## Directions
Include the line containing "import seaborn as sns" and all lines before it, repeated exactly from the listing below, without pictures.

===== Dataset content

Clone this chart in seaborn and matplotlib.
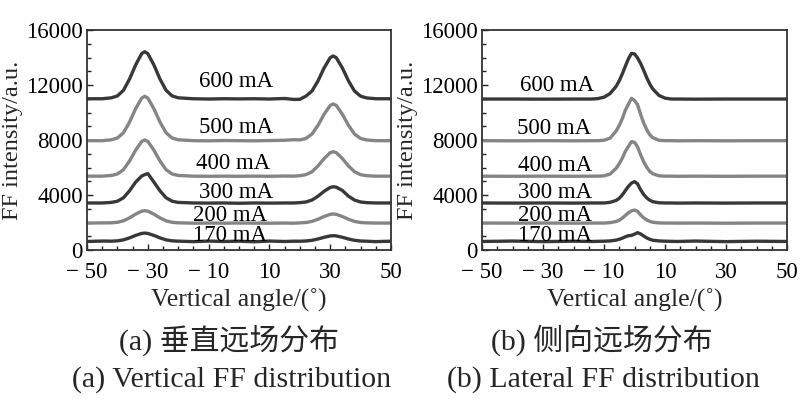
import numpy as np
import pandas as pd
import matplotlib
matplotlib.use("Agg")
import matplotlib.pyplot as plt
from matplotlib.ticker import MultipleLocator, FixedLocator, FixedFormatter
import seaborn as sns

# ---------------- data ----------------
currents = ["170 mA", "200 mA", "300 mA", "400 mA", "500 mA", "600 mA"]

# Vertical far field (panel a)
v_angle = [-50, -45, -42, -40, -38, -36, -34, -32, -31, -30, -28, -26, -24, -22, -20,
           -15, -10, -5, 0, 5, 10, 15, 18,
           20, 22, 24, 26, 28, 30, 31, 32, 34, 36, 38, 40, 42, 45, 50]
v_170 = [620, 650, 642, 666, 738, 882, 1062, 1206, 1230, 1206, 1062, 882, 738, 666, 642,
         610, 650, 620, 640, 600, 650, 620, 640,
         638, 655, 704, 802, 925, 1024, 1040, 1024, 925, 802, 704, 655, 638, 610, 640]
v_200 = [1960, 1970, 1978, 2014, 2122, 2338, 2608, 2824, 2860, 2824, 2608, 2338, 2122, 2014, 1978,
         1950, 1960, 1950, 1960, 1955, 1950, 1960, 1950,
         1973, 2000, 2079, 2237, 2435, 2594, 2620, 2594, 2435, 2237, 2079, 2000, 1973, 1960, 1960]
v_300 = [3420, 3420, 3462, 3547, 3800, 4306, 4939, 5380, 5480, 5560, 4939, 4306, 3800, 3547, 3462,
         3420, 3410, 3420, 3400, 3420, 3410, 3420, 3420,
         3444, 3491, 3632, 3916, 4270, 4550, 4600, 4570, 4330, 3916, 3632, 3491, 3444, 3420, 3420]
v_400 = [5370, 5370, 5423, 5528, 5843, 6475, 7264, 7895, 8000, 7895, 7264, 6475, 5843, 5528, 5423,
         5370, 5360, 5370, 5360, 5370, 5360, 5380, 5370,
         5406, 5477, 5690, 6118, 6652, 7079, 7150, 7079, 6652, 6118, 5690, 5477, 5406, 5370, 5370]
v_500 = [7950, 7950, 8015, 8144, 8531, 9307, 10276, 11051, 11180, 11051, 10276, 9307, 8531, 8144, 8015,
         7950, 7940, 7960, 7950, 7940, 7960, 7980, 8020,
         8003, 8110, 8431, 9071, 9872, 10513, 10620, 10513, 9872, 9071, 8431, 8110, 8003, 7950, 7950]
v_600 = [11000, 11000, 11068, 11205, 11616, 12436, 13462, 14283, 14420, 14283, 13462, 12436, 11616, 11205, 11068,
         11000, 10980, 11000, 10990, 11000, 10980, 11020, 10950,
         10960, 11187, 11560, 12306, 13239, 13986, 14110, 13986, 13239, 12306, 11560, 11187, 11060, 11000, 11000]

# Lateral far field (panel b)
l_angle = [-50, -40, -30, -20, -14, -12, -10, -8, -6, -5, -4, -3, -2, -1, 0,
           1, 2, 3, 4, 5, 6, 8, 10, 12, 14, 20, 30, 40, 50]
l_170 = [620, 650, 610, 640, 620, 630, 640, 660, 720, 780, 860, 960, 1040, 1060, 1150,
         1260, 1170, 1020, 880, 780, 710, 660, 640, 630, 620, 650, 610, 640, 620]
l_200 = [1960, 1955, 1960, 1950, 1960, 1960, 1960, 1989, 2074, 2169, 2321, 2511, 2701, 2844, 2910,
         2815, 2549, 2340, 2188, 2084, 2017, 1970, 1960, 1960, 1955, 1960, 1950, 1960, 1960]
l_300 = [3420, 3410, 3420, 3410, 3420, 3420, 3420, 3467, 3606, 3761, 4009, 4319, 4629, 4862, 4970,
         4815, 4381, 4040, 3792, 3622, 3513, 3436, 3420, 3420, 3410, 3420, 3410, 3420, 3420]
l_400 = [5370, 5360, 5370, 5360, 5370, 5370, 5395, 5521, 5947, 6274, 6675, 7177, 7529, 7880, 7830,
         7504, 6926, 6424, 6023, 5721, 5546, 5395, 5370, 5370, 5360, 5370, 5360, 5370, 5370]
l_500 = [7950, 7940, 7950, 7940, 7950, 7950, 7981, 8135, 8658, 9059, 9552, 10168, 10599, 11030, 10876,
         10568, 9860, 9244, 8751, 8381, 8166, 7981, 7950, 7950, 7940, 7950, 7940, 7950, 7950]
l_600 = [10980, 10980, 10970, 10980, 10980, 11013, 11113, 11378, 11910, 12308, 12806, 13370, 13902, 14300, 14260,
         13968, 13570, 13072, 12540, 12076, 11710, 11246, 11046, 10980, 10980, 10970, 10980, 10980, 10980]

# label positions (angle, intensity) for each current
v_label_x = [-3, -3, -1, -2, -1, -1]
v_label_y = [1090, 2545, 4170, 6300, 8900, 12290]
l_label_x = [-26, -26, -26, -26, -26.5, -25.5]
l_label_y = [1090, 2545, 4170, 6180, 8850, 11930]

x_ticks = [-50, -30, -10, 10, 30, 50]
x_tick_labels = ["\u2212 50", "\u2212 30", "\u2212 10", "10", "30", "50"]
y_ticks = [0, 4000, 8000, 12000, 16000]
y_tick_labels = ["0", "4000", "8000", "12000", "16000"]

# ---------------- style ----------------
sns.set_theme(style="white")
plt.rcParams["font.family"] = ["Liberation Serif", "Noto Sans CJK SC", "DejaVu Sans"]

dark = "#383838"
light = "#858585"
palette = {"170 mA": dark, "200 mA": light, "300 mA": dark,
           "400 mA": light, "500 mA": light, "600 mA": dark}

def make_df(angle, series):
    frames = []
    for name, vals in zip(currents, series):
        frames.append(pd.DataFrame({"angle": angle, "intensity": vals, "current": name}))
    return pd.concat(frames, ignore_index=True)

df_v = make_df(v_angle, [v_170, v_200, v_300, v_400, v_500, v_600])
df_l = make_df(l_angle, [l_170, l_200, l_300, l_400, l_500, l_600])

fig = plt.figure(figsize=(8.0, 3.99), dpi=100)
ax1 = fig.add_axes([87 / 800, 1 - 250 / 399, 304 / 800, 220 / 399])
ax2 = fig.add_axes([482 / 800, 1 - 250 / 399, 305 / 800, 220 / 399])

tick_fs = 16.5
for ax, df, lx, ly in [(ax1, df_v, v_label_x, v_label_y), (ax2, df_l, l_label_x, l_label_y)]:
    sns.lineplot(data=df, x="angle", y="intensity", hue="current", palette=palette,
                 estimator=None, sort=False, legend=False, linewidth=2.4, ax=ax)
    ax.set_xlim(-50, 50)
    ax.set_ylim(0, 16000)
    ax.xaxis.set_major_locator(FixedLocator(x_ticks))
    ax.xaxis.set_major_formatter(FixedFormatter(x_tick_labels))
    ax.xaxis.set_minor_locator(MultipleLocator(5))
    ax.yaxis.set_major_locator(FixedLocator(y_ticks))
    ax.yaxis.set_major_formatter(FixedFormatter(y_tick_labels))
    ax.yaxis.set_minor_locator(MultipleLocator(1000))
    ax.tick_params(axis="both", which="both", direction="in", bottom=True, left=True,
                   top=False, right=False, colors="#222222", labelcolor="black")
    ax.tick_params(axis="both", which="major", length=4, width=1.0, labelsize=tick_fs)
    ax.tick_params(axis="x", which="major", pad=9)
    ax.tick_params(axis="y", which="major", pad=3)
    ax.tick_params(axis="both", which="minor", length=3, width=1.0)
    for s in ax.spines.values():
        s.set_color("#333333")
        s.set_linewidth(1.3)
    ax.set_xlabel("Vertical angle/(\u02da)", fontsize=18.5, labelpad=4)
    ax.set_ylabel("FF intensity/a.u.", fontsize=17.5, labelpad=2)
    for name, x, y in zip(currents, lx, ly):
        ax.text(x, y, name, fontsize=16.5, ha="center", va="center", color="black")

fig.text(229 / 800, 1 - 340 / 399, "(a) 垂直远场分布", fontsize=21.5, ha="center", va="center")
fig.text(232 / 800, 1 - 380 / 399, "(a) Vertical FF distribution", fontsize=21.5, ha="center", va="center")
fig.text(602 / 800, 1 - 340 / 399, "(b) 侧向远场分布", fontsize=21.5, ha="center", va="center")
fig.text(603 / 800, 1 - 380 / 399, "(b) Lateral FF distribution", fontsize=21.5, ha="center", va="center")

fig.savefig("out.png", dpi=100, facecolor="white")
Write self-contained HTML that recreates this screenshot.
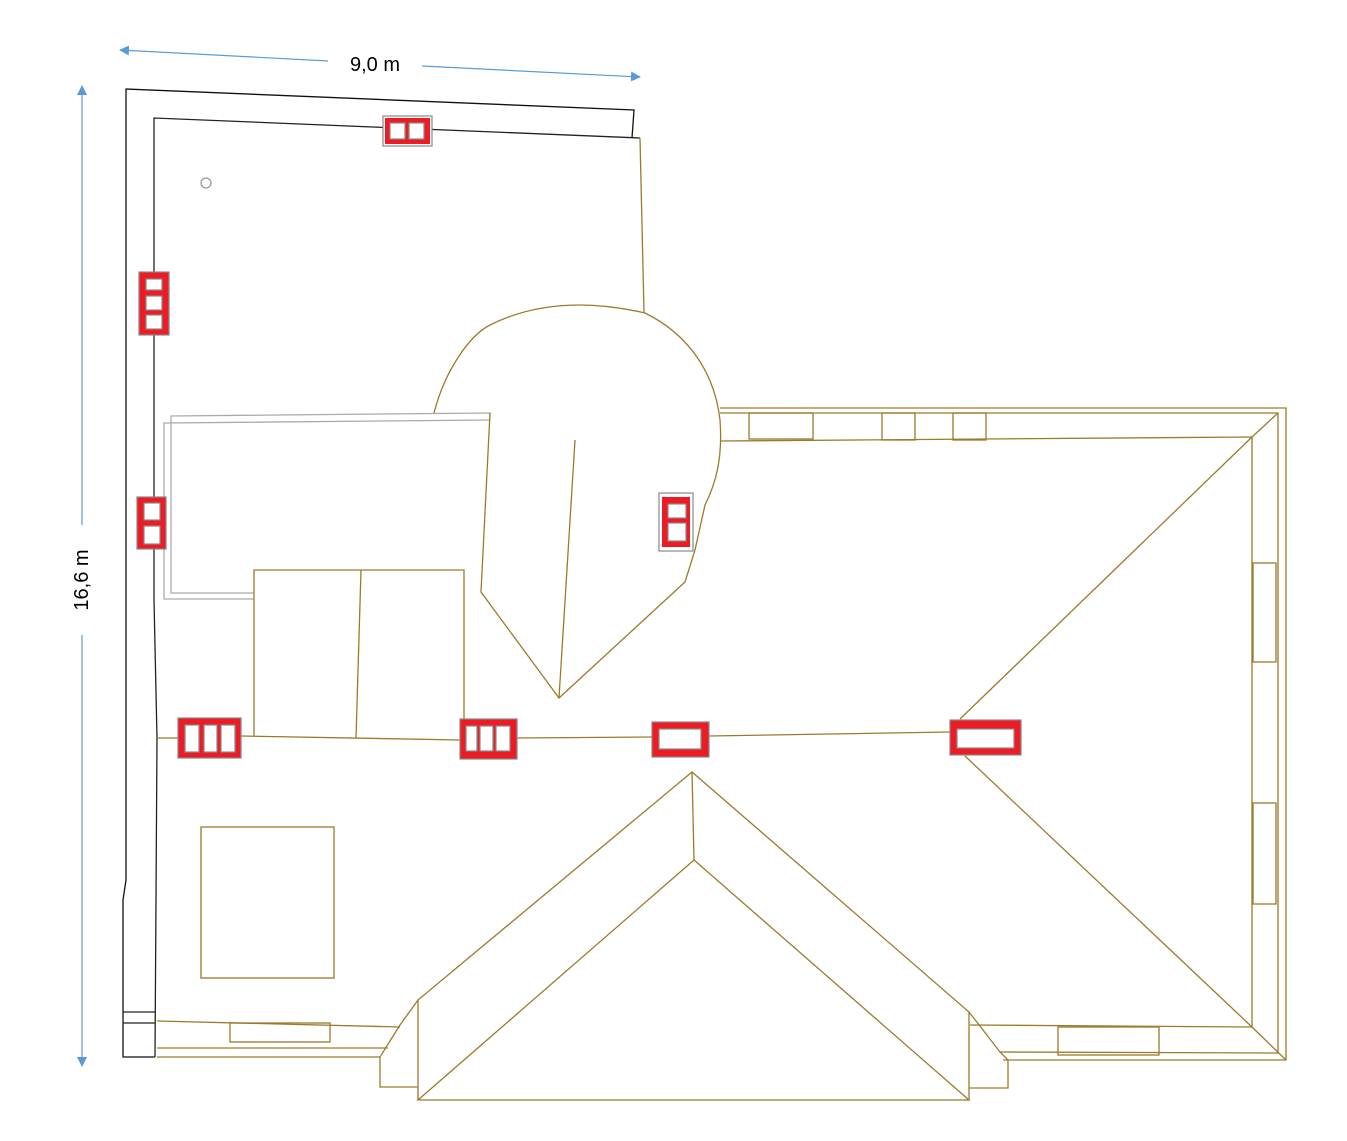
<!DOCTYPE html>
<html><head><meta charset="utf-8"><style>html,body{margin:0;padding:0;background:#fff}svg{display:block}</style></head>
<body>
<svg width="1347" height="1141" viewBox="0 0 1347 1141" xmlns="http://www.w3.org/2000/svg" font-family="Liberation Sans, sans-serif">
<defs>
<marker id="ar" viewBox="0 0 10 10" refX="9" refY="5" markerWidth="10" markerHeight="10" orient="auto-start-reverse" markerUnits="userSpaceOnUse"><path d="M0,0 L10,5 L0,10 z" fill="#5b9bd5"/></marker>
</defs>
<!-- dimensions -->
<line x1="120" y1="50" x2="328" y2="61" stroke="#5b9bd5" stroke-width="1.2" marker-start="url(#ar)"/>
<line x1="422" y1="66" x2="640" y2="77" stroke="#5b9bd5" stroke-width="1.2" marker-end="url(#ar)"/>
<text x="375" y="71" font-size="20" text-anchor="middle" fill="#000">9,0 m</text>
<line x1="82" y1="86" x2="82" y2="525" stroke="#5b9bd5" stroke-width="1.2" marker-start="url(#ar)"/>
<line x1="82" y1="635" x2="82" y2="1066" stroke="#5b9bd5" stroke-width="1.2" marker-end="url(#ar)"/>
<text transform="translate(88,580) rotate(-90)" font-size="20" text-anchor="middle" fill="#000">16,6 m</text>

<g fill="none" stroke-width="1.3">
<!-- black walls -->
<polyline points="632,138 634,110 126,89 126,880 123,900 123,1057 155,1057" stroke="#111"/>
<polyline points="640,138 154,118 154,600 157,738 155,1057" stroke="#222"/>
<line x1="123" y1="1012" x2="155" y2="1012" stroke="#222"/>
<line x1="123" y1="1023" x2="155" y2="1023" stroke="#222"/>
<!-- gray rect -->
<g stroke="#aaa">
<polyline points="491,413 171,416 171,593 254,593"/>
<polyline points="490,420 164,423 164,599 254,599"/>
</g>
<g stroke="#9c7a2a">
<line x1="640" y1="138" x2="644" y2="312"/>
<path d="M434,413 C445,370 470,335 490,325 C530,305 580,298 645,313 C690,335 715,375 720,420 C723,460 715,485 705,505 L695,550 L685,582 L559,698 L481,592 L490,413"/>
<line x1="575" y1="440" x2="559" y2="698"/>
<polyline points="254,736 254,570 464,570 464,740"/>
<line x1="361" y1="570" x2="356" y2="738"/>
<line x1="157" y1="738" x2="178" y2="738"/>
<line x1="241" y1="736" x2="460" y2="740"/>
<line x1="517" y1="738" x2="652" y2="737"/>
<line x1="709" y1="736" x2="950" y2="732"/>
<line x1="960" y1="719" x2="1252" y2="437"/>
<line x1="965" y1="756" x2="1252" y2="1027"/>
<polyline points="720,408 1286,408 1286,1060 1003,1060"/>
<polyline points="720,413 1278,413 1278,1053 1000,1052"/>
<line x1="720" y1="441" x2="1252" y2="437"/>
<line x1="1252" y1="437" x2="1252" y2="1027"/>
<line x1="1252" y1="437" x2="1278" y2="413"/>
<line x1="1252" y1="1027" x2="1286" y2="1060"/>
<rect x="749" y="413" width="64" height="26"/>
<rect x="882" y="413" width="33" height="27"/>
<rect x="953" y="413" width="33" height="27"/>
<rect x="1253" y="563" width="23" height="99"/>
<rect x="1253" y="803" width="23" height="101"/>
<rect x="1058" y="1027" width="101" height="28"/>
<line x1="970" y1="1025" x2="1252" y2="1027"/>
<polygon points="418,1100 694,860 969,1100"/>
<polyline points="418,1100 418,1000 692,772 969,1012 969,1100"/>
<line x1="692" y1="772" x2="694" y2="860"/>
<polyline points="418,1000 400,1025 380,1057 380,1087 418,1087"/>
<line x1="157" y1="1021" x2="400" y2="1027"/>
<line x1="157" y1="1048" x2="388" y2="1048"/>
<line x1="157" y1="1057" x2="380" y2="1057"/>
<rect x="230" y="1023" width="100" height="19"/>
<polyline points="969,1012 1000,1052 1008,1060 1008,1088 969,1088"/>
<rect x="201" y="827" width="133" height="151"/>
</g>
<circle cx="206" cy="183" r="5" stroke="#999"/>
</g>

<!-- red windows -->
<g stroke="#888" stroke-width="1.2">
<rect x="383" y="116" width="49" height="30" fill="#fff"/>
<rect x="385" y="118" width="45" height="26" fill="#ed1c24" stroke="none"/>
<rect x="390" y="123" width="15" height="16" fill="#fff"/>
<rect x="409" y="123" width="15" height="16" fill="#fff"/>

<rect x="139" y="272" width="30" height="63" fill="#ed1c24"/>
<rect x="146" y="279" width="16" height="11" fill="#fff"/>
<rect x="146" y="296" width="16" height="14" fill="#fff"/>
<rect x="146" y="315" width="16" height="14" fill="#fff"/>

<rect x="137" y="497" width="29" height="52" fill="#ed1c24"/>
<rect x="144" y="503" width="16" height="17" fill="#fff"/>
<rect x="144" y="526" width="16" height="18" fill="#fff"/>

<rect x="659" y="493" width="34" height="58" fill="#fff"/>
<rect x="662" y="497" width="28" height="50" fill="#ed1c24" stroke="none"/>
<rect x="668" y="504" width="18" height="14" fill="#fff"/>
<rect x="668" y="523" width="18" height="18" fill="#fff"/>

<rect x="178" y="718" width="63" height="40" fill="#ed1c24"/>
<rect x="185" y="725" width="14" height="27" fill="#fff"/>
<rect x="204" y="725" width="13" height="27" fill="#fff"/>
<rect x="221" y="725" width="14" height="27" fill="#fff"/>

<rect x="460" y="719" width="57" height="40" fill="#ed1c24"/>
<rect x="466" y="726" width="11" height="25" fill="#fff"/>
<rect x="480" y="726" width="13" height="25" fill="#fff"/>
<rect x="496" y="726" width="14" height="25" fill="#fff"/>

<rect x="652" y="722" width="57" height="35" fill="#ed1c24"/>
<rect x="659" y="729" width="42" height="20" fill="#fff"/>

<rect x="950" y="720" width="71" height="35" fill="#ed1c24"/>
<rect x="957" y="729" width="57" height="19" fill="#fff"/>
</g>
</svg>
</body></html>
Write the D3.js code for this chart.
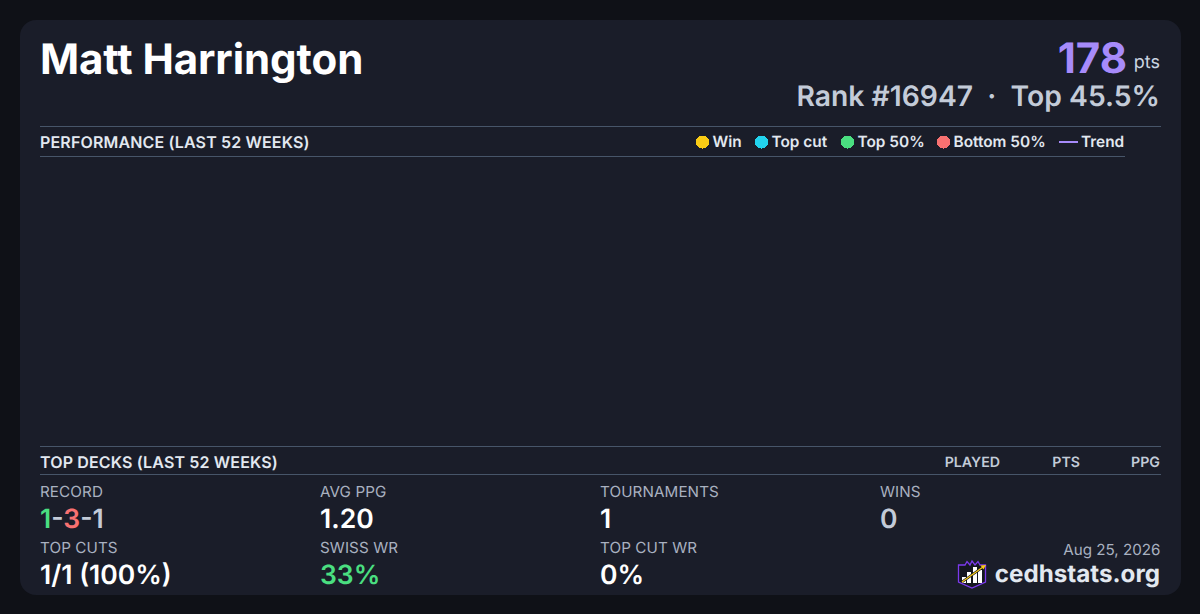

==========

## Written answer
Clone this chart in seaborn and matplotlib.
import numpy as np
import pandas as pd
import matplotlib
matplotlib.use("Agg")
import matplotlib.pyplot as plt
from matplotlib.ticker import MultipleLocator, FixedLocator, FixedFormatter
import seaborn as sns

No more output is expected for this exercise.